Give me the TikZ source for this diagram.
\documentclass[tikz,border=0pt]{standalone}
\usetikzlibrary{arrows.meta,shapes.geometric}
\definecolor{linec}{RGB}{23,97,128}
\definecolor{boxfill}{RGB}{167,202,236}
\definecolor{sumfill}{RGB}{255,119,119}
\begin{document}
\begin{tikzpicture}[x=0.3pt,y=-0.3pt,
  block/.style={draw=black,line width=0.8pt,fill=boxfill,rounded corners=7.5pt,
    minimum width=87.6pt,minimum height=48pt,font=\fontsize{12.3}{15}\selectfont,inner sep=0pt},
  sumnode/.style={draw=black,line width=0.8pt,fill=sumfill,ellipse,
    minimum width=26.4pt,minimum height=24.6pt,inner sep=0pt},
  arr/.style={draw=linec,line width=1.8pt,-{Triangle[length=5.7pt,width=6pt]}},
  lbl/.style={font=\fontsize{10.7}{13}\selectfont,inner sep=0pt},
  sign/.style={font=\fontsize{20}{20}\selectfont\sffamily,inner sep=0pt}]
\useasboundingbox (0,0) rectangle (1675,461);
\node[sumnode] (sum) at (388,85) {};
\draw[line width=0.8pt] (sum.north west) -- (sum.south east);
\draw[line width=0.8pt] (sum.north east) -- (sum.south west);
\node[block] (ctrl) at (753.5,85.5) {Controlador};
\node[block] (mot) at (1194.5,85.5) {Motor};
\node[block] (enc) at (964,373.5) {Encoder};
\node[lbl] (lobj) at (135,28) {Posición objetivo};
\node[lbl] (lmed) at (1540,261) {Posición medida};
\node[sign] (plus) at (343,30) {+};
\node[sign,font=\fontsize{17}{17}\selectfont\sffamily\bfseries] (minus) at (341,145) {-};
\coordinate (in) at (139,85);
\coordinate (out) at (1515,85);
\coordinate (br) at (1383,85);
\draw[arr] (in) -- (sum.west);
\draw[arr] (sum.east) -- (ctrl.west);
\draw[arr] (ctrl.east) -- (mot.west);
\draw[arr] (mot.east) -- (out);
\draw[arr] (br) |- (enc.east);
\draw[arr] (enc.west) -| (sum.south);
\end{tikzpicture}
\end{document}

________________

Can you reproduce all the material exactly?

Give me the TikZ source for this diagram.
\documentclass[tikz,border=0pt]{standalone}
\usetikzlibrary{arrows.meta,shapes.geometric}
\definecolor{linec}{RGB}{23,97,128}
\definecolor{boxfill}{RGB}{167,202,236}
\definecolor{sumfill}{RGB}{255,119,119}
\begin{document}
\begin{tikzpicture}[x=0.3pt,y=-0.3pt,
  block/.style={draw=black,line width=0.8pt,fill=boxfill,rounded corners=7.5pt,
    minimum width=87.6pt,minimum height=48pt,font=\fontsize{12.3}{15}\selectfont,inner sep=0pt},
  sumnode/.style={draw=black,line width=0.8pt,fill=sumfill,ellipse,
    minimum width=26.4pt,minimum height=24.6pt,inner sep=0pt},
  arr/.style={draw=linec,line width=1.8pt,-{Triangle[length=5.7pt,width=6pt]}},
  lbl/.style={font=\fontsize{10.7}{13}\selectfont,inner sep=0pt},
  sign/.style={font=\fontsize{20}{20}\selectfont\sffamily,inner sep=0pt}]
\useasboundingbox (0,0) rectangle (1675,461);
\node[sumnode] (sum) at (388,85) {};
\draw[line width=0.8pt] (sum.north west) -- (sum.south east);
\draw[line width=0.8pt] (sum.north east) -- (sum.south west);
\node[block] (ctrl) at (753.5,85.5) {Controlador};
\node[block] (mot) at (1194.5,85.5) {Motor};
\node[block] (enc) at (964,373.5) {Encoder};
\node[lbl] (lobj) at (135,28) {Posición objetivo};
\node[lbl] (lmed) at (1540,261) {Posición medida};
\node[sign] (plus) at (343,30) {+};
\node[sign,font=\fontsize{17}{17}\selectfont\sffamily\bfseries] (minus) at (341,145) {-};
\coordinate (in) at (139,85);
\coordinate (out) at (1515,85);
\coordinate (br) at (1383,85);
\draw[arr] (in) -- (sum.west);
\draw[arr] (sum.east) -- (ctrl.west);
\draw[arr] (ctrl.east) -- (mot.west);
\draw[arr] (mot.east) -- (out);
\draw[arr] (br) |- (enc.east);
\draw[arr] (enc.west) -| (sum.south);
\end{tikzpicture}
\end{document}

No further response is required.